┌──
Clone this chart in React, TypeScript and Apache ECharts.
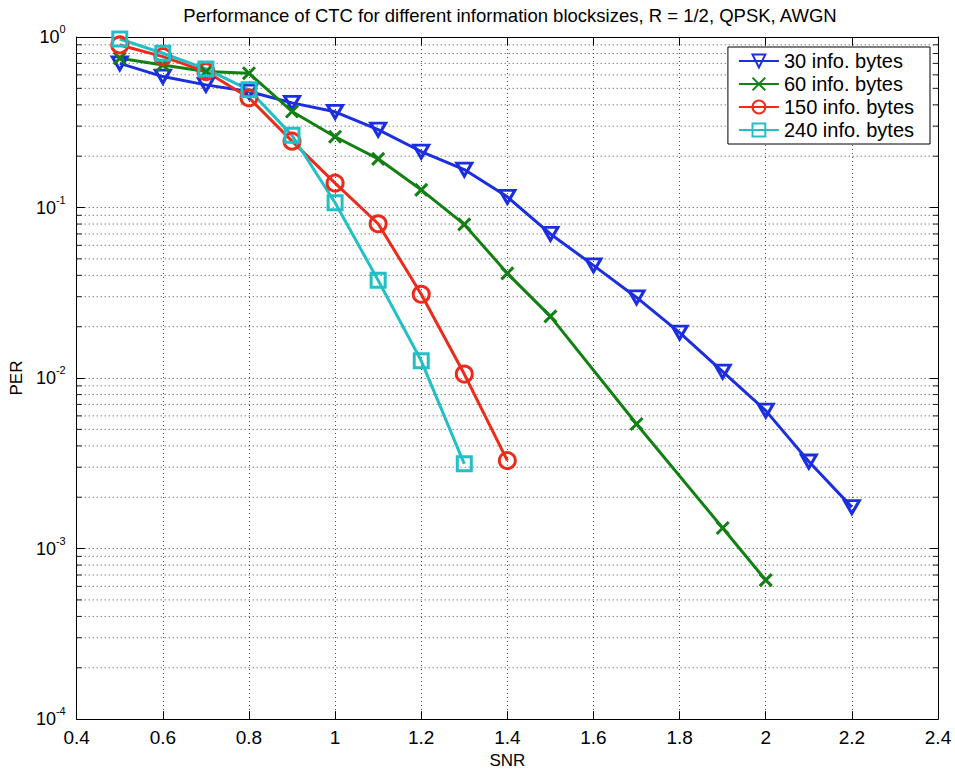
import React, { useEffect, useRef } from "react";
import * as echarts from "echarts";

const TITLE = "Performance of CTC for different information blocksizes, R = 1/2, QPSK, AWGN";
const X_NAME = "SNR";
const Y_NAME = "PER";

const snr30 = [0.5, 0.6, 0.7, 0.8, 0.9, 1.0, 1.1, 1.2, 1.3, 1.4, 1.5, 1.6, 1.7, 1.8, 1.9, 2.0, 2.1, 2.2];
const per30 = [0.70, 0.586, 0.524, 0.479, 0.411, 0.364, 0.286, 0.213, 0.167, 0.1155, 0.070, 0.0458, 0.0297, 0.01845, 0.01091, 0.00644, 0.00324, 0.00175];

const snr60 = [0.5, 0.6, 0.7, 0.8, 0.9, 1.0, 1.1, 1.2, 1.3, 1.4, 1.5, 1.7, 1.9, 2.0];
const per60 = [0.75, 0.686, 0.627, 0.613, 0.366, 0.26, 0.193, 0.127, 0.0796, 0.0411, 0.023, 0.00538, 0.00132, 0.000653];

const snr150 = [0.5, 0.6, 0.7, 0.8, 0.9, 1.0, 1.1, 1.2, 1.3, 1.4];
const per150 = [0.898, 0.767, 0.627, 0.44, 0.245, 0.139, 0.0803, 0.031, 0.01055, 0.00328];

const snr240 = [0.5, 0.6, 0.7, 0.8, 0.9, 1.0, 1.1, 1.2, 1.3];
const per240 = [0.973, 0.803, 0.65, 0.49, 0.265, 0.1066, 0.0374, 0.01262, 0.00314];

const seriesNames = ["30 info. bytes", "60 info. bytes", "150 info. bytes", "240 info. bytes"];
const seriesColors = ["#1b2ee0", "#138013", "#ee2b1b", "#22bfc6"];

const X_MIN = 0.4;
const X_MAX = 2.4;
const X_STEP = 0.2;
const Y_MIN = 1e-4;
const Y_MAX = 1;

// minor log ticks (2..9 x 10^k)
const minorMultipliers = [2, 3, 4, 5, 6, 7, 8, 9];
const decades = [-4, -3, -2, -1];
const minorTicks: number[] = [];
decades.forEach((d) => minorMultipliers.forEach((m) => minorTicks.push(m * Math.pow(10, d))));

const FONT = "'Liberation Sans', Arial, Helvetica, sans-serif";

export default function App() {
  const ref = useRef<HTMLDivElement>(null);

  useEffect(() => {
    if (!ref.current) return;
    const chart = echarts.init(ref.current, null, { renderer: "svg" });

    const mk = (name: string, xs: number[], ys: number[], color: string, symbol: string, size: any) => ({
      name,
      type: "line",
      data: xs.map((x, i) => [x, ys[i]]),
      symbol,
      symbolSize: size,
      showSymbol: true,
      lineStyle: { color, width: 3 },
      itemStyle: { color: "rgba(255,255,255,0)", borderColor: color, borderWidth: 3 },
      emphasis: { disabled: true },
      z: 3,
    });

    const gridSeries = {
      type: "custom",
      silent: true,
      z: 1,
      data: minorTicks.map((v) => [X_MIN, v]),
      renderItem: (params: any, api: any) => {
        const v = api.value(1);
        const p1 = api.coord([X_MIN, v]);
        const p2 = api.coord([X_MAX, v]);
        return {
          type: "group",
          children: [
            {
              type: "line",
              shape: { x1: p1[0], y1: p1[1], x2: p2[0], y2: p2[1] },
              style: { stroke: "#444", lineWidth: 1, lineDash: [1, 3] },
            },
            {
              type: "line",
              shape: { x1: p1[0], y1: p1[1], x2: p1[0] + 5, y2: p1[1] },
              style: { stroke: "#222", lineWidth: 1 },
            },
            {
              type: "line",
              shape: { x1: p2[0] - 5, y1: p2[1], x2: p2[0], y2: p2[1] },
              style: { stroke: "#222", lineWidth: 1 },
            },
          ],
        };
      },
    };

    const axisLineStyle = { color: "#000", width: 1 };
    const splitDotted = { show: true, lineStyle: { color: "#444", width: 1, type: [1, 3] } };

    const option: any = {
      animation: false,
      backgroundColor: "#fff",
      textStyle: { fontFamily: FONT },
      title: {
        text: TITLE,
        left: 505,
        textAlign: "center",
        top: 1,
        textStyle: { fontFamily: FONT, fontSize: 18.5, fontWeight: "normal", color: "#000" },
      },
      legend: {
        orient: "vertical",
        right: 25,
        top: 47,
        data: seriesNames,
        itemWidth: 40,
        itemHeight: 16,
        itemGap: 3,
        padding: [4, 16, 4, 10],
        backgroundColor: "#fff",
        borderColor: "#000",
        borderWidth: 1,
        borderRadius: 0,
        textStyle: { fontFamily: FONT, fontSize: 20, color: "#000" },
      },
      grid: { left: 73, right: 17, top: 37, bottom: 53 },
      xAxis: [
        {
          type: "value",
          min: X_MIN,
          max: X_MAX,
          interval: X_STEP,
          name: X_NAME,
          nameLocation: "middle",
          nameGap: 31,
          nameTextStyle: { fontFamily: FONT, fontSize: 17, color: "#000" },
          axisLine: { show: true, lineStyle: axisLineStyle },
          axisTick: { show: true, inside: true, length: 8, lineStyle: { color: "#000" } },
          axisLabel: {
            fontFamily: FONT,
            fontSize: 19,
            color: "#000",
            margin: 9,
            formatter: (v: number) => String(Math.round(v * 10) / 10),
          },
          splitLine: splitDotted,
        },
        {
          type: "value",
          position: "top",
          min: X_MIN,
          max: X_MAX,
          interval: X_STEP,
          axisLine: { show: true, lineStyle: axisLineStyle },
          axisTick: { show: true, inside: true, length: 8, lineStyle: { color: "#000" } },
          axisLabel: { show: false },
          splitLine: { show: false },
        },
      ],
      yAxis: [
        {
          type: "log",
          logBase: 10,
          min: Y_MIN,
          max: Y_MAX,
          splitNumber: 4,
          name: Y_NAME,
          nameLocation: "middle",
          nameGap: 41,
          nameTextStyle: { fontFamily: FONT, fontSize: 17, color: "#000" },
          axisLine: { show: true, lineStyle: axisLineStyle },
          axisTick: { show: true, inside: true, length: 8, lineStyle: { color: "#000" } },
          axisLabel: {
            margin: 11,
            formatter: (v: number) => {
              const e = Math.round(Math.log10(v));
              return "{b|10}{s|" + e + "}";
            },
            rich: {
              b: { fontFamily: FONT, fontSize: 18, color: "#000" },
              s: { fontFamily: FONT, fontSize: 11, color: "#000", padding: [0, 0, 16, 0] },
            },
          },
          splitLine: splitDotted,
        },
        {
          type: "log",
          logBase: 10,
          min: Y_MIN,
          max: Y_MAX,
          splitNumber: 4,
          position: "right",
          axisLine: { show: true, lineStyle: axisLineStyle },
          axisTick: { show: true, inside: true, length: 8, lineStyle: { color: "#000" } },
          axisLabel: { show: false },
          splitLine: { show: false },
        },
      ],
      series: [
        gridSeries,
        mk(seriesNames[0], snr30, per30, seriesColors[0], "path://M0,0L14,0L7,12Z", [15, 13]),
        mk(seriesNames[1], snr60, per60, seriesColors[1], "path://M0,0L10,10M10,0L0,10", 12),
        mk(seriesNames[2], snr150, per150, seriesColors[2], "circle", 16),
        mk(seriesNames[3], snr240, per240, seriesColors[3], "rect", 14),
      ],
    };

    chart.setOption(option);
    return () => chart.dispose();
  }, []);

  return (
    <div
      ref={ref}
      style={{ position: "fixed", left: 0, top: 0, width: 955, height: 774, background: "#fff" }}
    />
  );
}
└──
┌──
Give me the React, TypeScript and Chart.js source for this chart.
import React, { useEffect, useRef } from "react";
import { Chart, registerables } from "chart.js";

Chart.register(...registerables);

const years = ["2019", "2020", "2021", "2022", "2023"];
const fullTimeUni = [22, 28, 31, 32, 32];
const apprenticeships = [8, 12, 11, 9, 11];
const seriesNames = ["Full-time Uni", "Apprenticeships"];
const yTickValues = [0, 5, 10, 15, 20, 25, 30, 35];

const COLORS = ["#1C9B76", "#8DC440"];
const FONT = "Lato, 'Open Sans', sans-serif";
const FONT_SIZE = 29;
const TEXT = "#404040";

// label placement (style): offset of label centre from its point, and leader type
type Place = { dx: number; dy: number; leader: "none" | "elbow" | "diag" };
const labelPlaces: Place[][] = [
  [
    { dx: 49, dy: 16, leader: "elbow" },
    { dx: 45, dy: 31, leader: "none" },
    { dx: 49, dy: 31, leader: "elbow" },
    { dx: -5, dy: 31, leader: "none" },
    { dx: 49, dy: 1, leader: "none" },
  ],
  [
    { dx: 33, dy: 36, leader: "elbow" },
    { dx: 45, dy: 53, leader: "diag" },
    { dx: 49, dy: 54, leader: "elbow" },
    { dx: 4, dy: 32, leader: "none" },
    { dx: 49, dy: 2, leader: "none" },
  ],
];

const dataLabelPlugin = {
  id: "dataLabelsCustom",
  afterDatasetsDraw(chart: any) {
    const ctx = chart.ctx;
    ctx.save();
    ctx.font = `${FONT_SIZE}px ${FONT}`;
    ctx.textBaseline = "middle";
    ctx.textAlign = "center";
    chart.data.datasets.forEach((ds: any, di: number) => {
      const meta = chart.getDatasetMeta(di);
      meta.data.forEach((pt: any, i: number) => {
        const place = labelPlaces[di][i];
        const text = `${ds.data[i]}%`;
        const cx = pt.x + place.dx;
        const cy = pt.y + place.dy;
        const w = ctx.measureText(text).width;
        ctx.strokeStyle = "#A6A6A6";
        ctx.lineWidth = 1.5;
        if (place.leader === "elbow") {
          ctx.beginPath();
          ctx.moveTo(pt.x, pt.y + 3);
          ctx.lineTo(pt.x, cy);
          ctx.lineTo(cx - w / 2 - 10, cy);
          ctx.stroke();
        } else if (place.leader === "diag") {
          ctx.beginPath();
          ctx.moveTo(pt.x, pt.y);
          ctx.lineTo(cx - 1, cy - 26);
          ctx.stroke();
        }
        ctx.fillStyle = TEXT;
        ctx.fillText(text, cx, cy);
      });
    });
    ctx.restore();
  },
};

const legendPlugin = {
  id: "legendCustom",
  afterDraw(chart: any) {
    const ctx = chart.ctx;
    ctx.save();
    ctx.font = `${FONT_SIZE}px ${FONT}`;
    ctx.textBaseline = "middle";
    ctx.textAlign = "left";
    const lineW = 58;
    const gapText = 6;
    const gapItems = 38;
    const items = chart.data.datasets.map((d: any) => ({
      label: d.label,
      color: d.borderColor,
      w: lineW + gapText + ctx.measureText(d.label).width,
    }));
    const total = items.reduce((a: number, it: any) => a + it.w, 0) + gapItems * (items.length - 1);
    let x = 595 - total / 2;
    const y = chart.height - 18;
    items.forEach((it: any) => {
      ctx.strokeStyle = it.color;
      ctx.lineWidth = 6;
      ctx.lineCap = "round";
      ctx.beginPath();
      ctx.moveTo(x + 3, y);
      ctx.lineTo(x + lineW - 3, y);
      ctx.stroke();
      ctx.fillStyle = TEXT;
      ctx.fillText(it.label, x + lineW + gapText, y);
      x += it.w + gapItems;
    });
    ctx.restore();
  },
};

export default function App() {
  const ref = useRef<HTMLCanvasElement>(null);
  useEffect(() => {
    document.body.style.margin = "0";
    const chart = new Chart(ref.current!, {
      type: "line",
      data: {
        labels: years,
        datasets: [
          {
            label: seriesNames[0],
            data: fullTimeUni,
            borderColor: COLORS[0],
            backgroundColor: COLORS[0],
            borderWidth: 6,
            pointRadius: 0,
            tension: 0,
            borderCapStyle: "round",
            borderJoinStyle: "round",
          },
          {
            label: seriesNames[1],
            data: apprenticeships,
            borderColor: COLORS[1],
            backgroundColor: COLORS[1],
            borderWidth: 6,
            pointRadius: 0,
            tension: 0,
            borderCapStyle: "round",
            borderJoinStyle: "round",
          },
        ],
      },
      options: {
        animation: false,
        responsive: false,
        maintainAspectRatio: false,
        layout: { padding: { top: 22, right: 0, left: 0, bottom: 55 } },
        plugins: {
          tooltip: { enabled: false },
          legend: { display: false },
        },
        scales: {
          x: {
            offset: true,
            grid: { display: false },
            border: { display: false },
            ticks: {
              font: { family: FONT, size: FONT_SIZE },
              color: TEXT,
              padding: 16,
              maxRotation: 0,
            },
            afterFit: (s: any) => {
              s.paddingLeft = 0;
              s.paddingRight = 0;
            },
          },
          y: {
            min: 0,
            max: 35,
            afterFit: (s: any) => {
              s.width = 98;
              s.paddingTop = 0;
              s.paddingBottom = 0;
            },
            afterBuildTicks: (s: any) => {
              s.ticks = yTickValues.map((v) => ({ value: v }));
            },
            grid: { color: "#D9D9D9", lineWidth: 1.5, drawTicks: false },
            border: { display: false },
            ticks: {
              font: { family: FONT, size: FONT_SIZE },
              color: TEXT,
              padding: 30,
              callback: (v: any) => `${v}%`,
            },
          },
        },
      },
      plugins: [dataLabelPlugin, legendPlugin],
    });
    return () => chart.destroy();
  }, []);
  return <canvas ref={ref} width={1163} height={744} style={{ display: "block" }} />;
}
└──
┌──
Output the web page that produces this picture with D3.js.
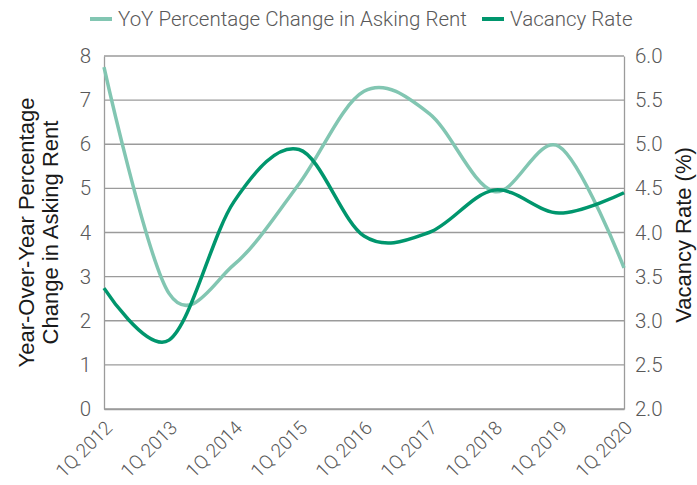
└──
_The problem_. Nothing but the lines from the one with "Clone this chart" down to the one with "0.00644, 0.00324, 0.00175];" should be printed, both of them included. Leave out the pictures.

_Task response_.
Clone this chart in React, TypeScript and Apache ECharts.
import React, { useEffect, useRef } from "react";
import * as echarts from "echarts";

const TITLE = "Performance of CTC for different information blocksizes, R = 1/2, QPSK, AWGN";
const X_NAME = "SNR";
const Y_NAME = "PER";

const snr30 = [0.5, 0.6, 0.7, 0.8, 0.9, 1.0, 1.1, 1.2, 1.3, 1.4, 1.5, 1.6, 1.7, 1.8, 1.9, 2.0, 2.1, 2.2];
const per30 = [0.70, 0.586, 0.524, 0.479, 0.411, 0.364, 0.286, 0.213, 0.167, 0.1155, 0.070, 0.0458, 0.0297, 0.01845, 0.01091, 0.00644, 0.00324, 0.00175];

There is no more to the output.